PyTorch and Caffe2 convergence?

vadimkantorov · July 25, 2018, 2:49pm

Lurking for some transparency on grand design decisions of PyTorch and Caffe2 teams

It seems Caffe2 is faster on introducing new neural net layers into the core, and there also seem no systematic benchmarks on speed of ops by two frameworks

Is there convergence planned for both PyTorch and Caffe2 provide the same ops running on the same backends?

Is PyTorch looking to generally port all main ops to native ATen ops?

What is the general idea of going forward for torch.script? Will it evolve into a general compiler / optimizer working on graphs or some industry-standardized IR (like what LLVM became to be; then support for future languages is easier, say Julia or even JavaScript) ?

Thanks!

justusschock · July 25, 2018, 3:09pm

Road to 1.0 should answer nearly all your questions.
For the benchmarks you may look at this, this or this link.

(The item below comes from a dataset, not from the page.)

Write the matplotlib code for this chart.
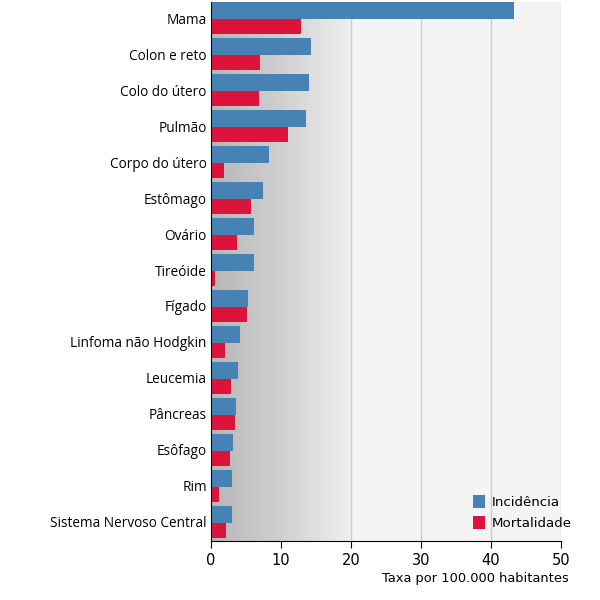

They usually are not comparing single ops but to get a general overview it is still usable, even if they don’t use the current stable release. @smth does not even compare with Pytorch but with torch which should be equally fast as huge parts of the backends are/were the same (not sure what has been changed by migration to ATen).

vadimkantorov · July 25, 2018, 4:03pm

I did read the blog post before posting this, but thanks for the link though. Unfortunately, I could not understand specifics from the blog post, I am re-phrasing them below:

What does we decided to marry PyTorch and Caffe2 which gives the production-level readiness for PyTorch mean exactly?

Does it mean that more of backend ops from Caffe2 and PyTorch are going to converge? Yes, from the blog post it is clear that the export and interchange is going to be easier, but I could not understand if more convergence is planned (at least for NVidia GPU / CPU ops).

For torch.script - yes, from the blog post it is clear it helps to optimize PyTorch (or imported models), but does it aim a larger place in the ecosystem (maybe even separated from PyTorch itself?)?

justusschock · July 25, 2018, 5:16pm

I read on github, that there is a new backend called C10 in progress which combines features and backends from ATen and Caffe2. This backend should be a more generic one which means that adding new tensor types and similar stuff will be easier (the actual discussion was about introducing complex tensors).

For me it reads like this will become a larger ecosystem (together with everything else from the jit-part) and the traced models will will be python- (and thus also pytorch-independent) but still have strong backend-dependencies (which will most likely be C10 at that time).